Si le fooding a largement contribué à modifier notre façon d’envisager notre assiette, désormais élevée au rang de signe de reconnaissance et d’appartenance communautaire, il semblerait qu’un tournant soit en train d’être pris par ce mouvement qui vient tout de même de fêter ses vingt ans. Il faut dire que trop de conceptualisation et de déstructuration ont pu finir par lasser. Ce fooding là a ainsi conduit à une surenchère des égos chez les cuistots, qui se sont soudain senti pousser des toques sur la tête, mais aussi chez les consos, dans le jeu du « qui sera le premier à découvrir le dernier concept en vogue ».
Lassitude ou désir générationnel d’inventer de nouveaux codes, place à un nouveau chapitre fooding, à un fooding redescendu sur terre. Nos tables ont d’abord retrouvé le chemin des bistrots et des bouillons. Les voilà aujourd’hui animées par l’esprit de partage. Bienvenue dans le monde du Food sharing. Le menu traditionnel « entrée-plat-dessert » fait de moins en moins recette au profit de plats à partager servis en même temps que l’on picore entre amis. Le phénomène, qui vient du sud, entre tapas espagnoles, mezzés orientaux et apéritivo à l’italienne, est idéal pour les gourmands qui aiment goûter à tout… Légumes grillés sur plaque, planches de charcuterie et de fromages, scamorza au four dans laquelle on trempe son pain… Ces plats font fureur et promettent une tablée bien plus conviviale et décomplexée. Jamais l’envie de partager n’a été aussi présente dans les esprits. Pourquoi la table y échapperait-elle ?
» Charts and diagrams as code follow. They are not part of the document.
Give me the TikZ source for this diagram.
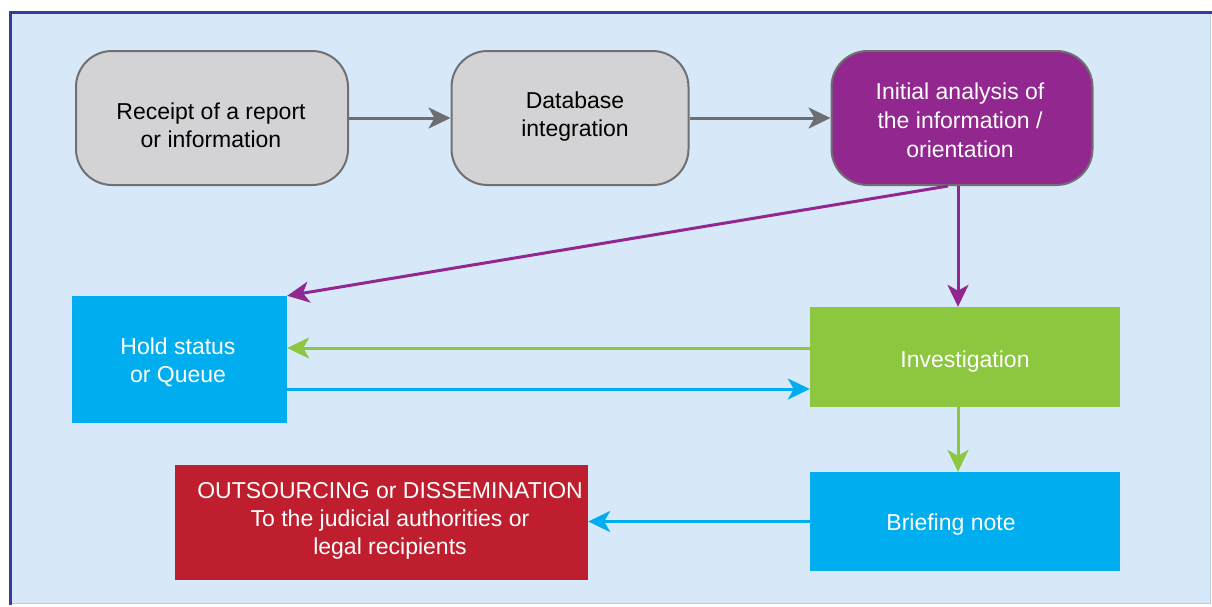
\documentclass[tikz,border=0pt]{standalone}
\usepackage{fontspec}
\setmainfont{Liberation Sans}
\usetikzlibrary{arrows.meta}
\definecolor{bgblue}{HTML}{D7E9F8}
\definecolor{framedark}{HTML}{3A3A9A}
\definecolor{framelight}{HTML}{B8CCE0}
\definecolor{boxgray}{HTML}{D3D3D5}
\definecolor{edgegray}{HTML}{707072}
\definecolor{arrgray}{HTML}{6D6E71}
\definecolor{purp}{HTML}{92278F}
\definecolor{cyanb}{HTML}{00AEEF}
\definecolor{greenb}{HTML}{8DC63F}
\definecolor{redb}{HTML}{BE1E2D}
\tikzset{
  roundbox/.style={draw=edgegray, line width=2pt, rounded corners=36pt, align=center,
    font=\fontsize{23}{28}\selectfont, inner sep=0pt},
  flatbox/.style={draw=none, align=center, text=white,
    font=\fontsize{23}{28}\selectfont, inner sep=0pt},
  boxtext/.style={align=center, font=\fontsize{23}{28}\selectfont, inner sep=0pt},
  conn/.style={line width=3pt, -{Stealth[length=22pt,width=21pt,inset=6pt]}},
}
\begin{document}
\begin{tikzpicture}[x=1pt,y=-1pt]
\useasboundingbox (0,0) rectangle (1212,606);
\fill[white] (0,0) rectangle (1212,606);
\fill[bgblue] (10,12) rectangle (1211,604);
\draw[framelight, line width=1.5pt] (1210.5,12) -- (1210.5,603.5) -- (10,603.5);
\draw[framedark, line width=3pt] (10.5,605) -- (10.5,12) -- (1212,12);

\node[roundbox, fill=boxgray, minimum width=272pt, minimum height=134pt] (rec) at (212,118) {};
\node[boxtext] (rect) at (211,125) {Receipt of a report\\or information};
\node[roundbox, fill=boxgray, minimum width=237pt, minimum height=134pt] (db) at (570,118) {};
\node[boxtext] (dbt) at (575,117) {Database\\integration};
\node[roundbox, fill=purp, minimum width=261pt, minimum height=134pt] (init) at (962,118) {};
\node[boxtext, text=white, font=\fontsize{23}{29}\selectfont] (initt) at (960,120) {Initial analysis of\\the information /\\orientation};

\node[flatbox, fill=cyanb, minimum width=215pt, minimum height=127pt] (hold) at (179.5,359.5) {};
\node[flatbox] (holdt) at (178,362) {Hold status\\or Queue};
\node[flatbox, fill=greenb, minimum width=310pt, minimum height=100pt] (inv) at (965,357) {};
\node[flatbox] (invt) at (965,362) {Investigation};
\node[flatbox, fill=cyanb, minimum width=310pt, minimum height=99pt] (brief) at (965,521.5) {};
\node[flatbox] (brieft) at (951,525) {Briefing note};
\node[flatbox, fill=redb, minimum width=413pt, minimum height=115pt] (out) at (381.5,522.5) {};
\node[flatbox] (outt) at (390,521) {OUTSOURCING or DISSEMINATION\\To the judicial authorities or\\legal recipients};

\draw[conn, arrgray] (rec) -- (db);
\draw[conn, arrgray] (db) -- (init);
\draw[conn, purp] ([xshift=-4pt]init.south) -- ([xshift=-7pt]inv.north);
\draw[conn, purp] ([xshift=-14pt]init.south) -- (hold.north east);
\draw[conn, greenb] ([yshift=9pt]inv.west) -- ([yshift=9pt]inv.west -| hold.east);
\draw[conn, cyanb] ([yshift=-32pt]inv.west -| hold.east) -- ([yshift=-32pt]inv.west);
\draw[conn, greenb] ([xshift=-7pt]inv.south) -- ([xshift=-7pt]brief.north);
\draw[conn, cyanb] (brief.west) -- (brief.west -| out.east);
\end{tikzpicture}
\end{document}
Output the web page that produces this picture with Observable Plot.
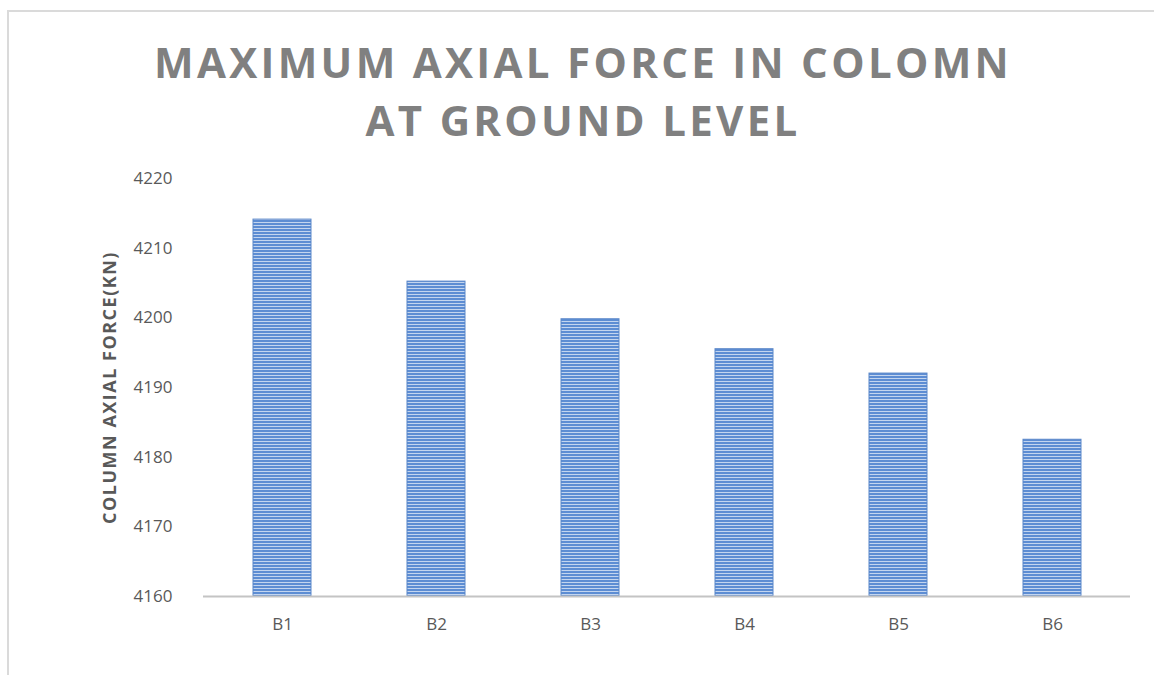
<!DOCTYPE html>
<html>
<head>
<meta charset="utf-8">
<script src="https://cdn.jsdelivr.net/npm/d3@7"></script>
<script src="https://cdn.jsdelivr.net/npm/@observablehq/plot@0.6"></script>
<style>
  html, body { margin: 0; padding: 0; background: #fff; overflow: hidden; }
  #page { position: relative; width: 1154px; height: 675px; overflow: hidden; }
  #frame { position: absolute; left: 7px; top: 10px; width: 1200px; height: 700px;
           border: 2px solid #dadada; box-sizing: border-box; }
  #title { position: absolute; left: 0; top: 33px; width: 1166px; text-align: center;
           font-family: "Open Sans", sans-serif; font-weight: 700; font-size: 42px;
           line-height: 58px; letter-spacing: 3.3px; color: #808080; }
  #chart { position: absolute; left: 0; top: 160px; }
</style>
</head>
<body>
<div id="page">
  <div id="frame"></div>
  <div id="title">MAXIMUM AXIAL FORCE IN COLOMN<br>AT GROUND LEVEL</div>
  <div id="chart"></div>
</div>
<script>
// Column axial force at ground level for each building case
const buildings = ["B1", "B2", "B3", "B4", "B5", "B6"];
const axialForce = [4214.1, 4205.2, 4199.8, 4195.5, 4192.0, 4182.5];
const yTicks = [4160, 4170, 4180, 4190, 4200, 4210, 4220];
const yLabel = "COLUMN AXIAL FORCE(KN)";

const rows = buildings.map((b, i) => ({building: b, force: axialForce[i]}));
const base = yTicks[0];

const chart = Plot.plot({
  width: 1154,
  height: 515,
  marginTop: 18,
  marginBottom: 79,
  marginLeft: 203,
  marginRight: 24,
  style: {fontFamily: "'Open Sans', sans-serif", fontSize: "17px", color: "#595959", background: "transparent"},
  x: {domain: buildings, paddingInner: 0.625, paddingOuter: 0.3125, label: null, tickSize: 0, tickPadding: 21},
  y: {domain: [yTicks[0], yTicks[yTicks.length - 1]], ticks: yTicks, tickFormat: d3.format("d"), label: null, tickSize: 0, tickPadding: 31},
  marks: [
    Plot.barY(rows, {x: "building", y1: () => base, y2: "force", fill: "url(#stripes)", stroke: "#5b87c9", strokeWidth: 1}),
    Plot.ruleY([base], {stroke: "#c4c4c4", strokeWidth: 2}),
    Plot.text([yLabel], {frameAnchor: "left", dx: -93, rotate: -90, textAnchor: "middle", fontWeight: "bold", fontSize: 18, fill: "#595959"})
  ]
});

const svg = d3.select(chart);
// Letter spacing for the rotated axis title
svg.selectAll("text").filter(function () { return this.textContent === yLabel; })
  .style("letter-spacing", "1.5px");

// Horizontal stripe fill for the bars
const pat = svg.insert("defs", ":first-child")
  .append("pattern")
  .attr("id", "stripes")
  .attr("patternUnits", "userSpaceOnUse")
  .attr("width", 6).attr("height", 3);
pat.append("rect").attr("width", 6).attr("height", 3).attr("fill", "#c3d5ef");
pat.append("rect").attr("width", 6).attr("height", 2).attr("fill", "#5d8dd3");

document.getElementById("chart").appendChild(chart);
</script>
</body>
</html>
Difficile de ne pas relier cette nouvelle attitude au sentiment que nos ressources sont limitées et au constat qu’il nous est parfois devenu difficile de préserver notre qualité de vie. Changer nos façons de faire ne serait-elle pas l’ultime voie à prendre pour assurer notre avenir ? Partager n’est cependant pas toujours synonyme d’appauvrissement, de restriction ou de moindre plaisir. Partager, c’est vivre une expérience. C’est rencontrer, échanger, apprendre, s’enrichir, se construire des souvenirs communs. Chacun de nos actes peut ainsi, à la rencontre de l’autre, prendre une nouvelle dimension.
Si l’idéologie de la consommation a longtemps été « je consomme, donc je suis », la voici qui s’oriente de plus en plus vers « je consomme, donc nous sommes ». Et pourquoi pas, aussi, vers « je partage, donc je suis » ?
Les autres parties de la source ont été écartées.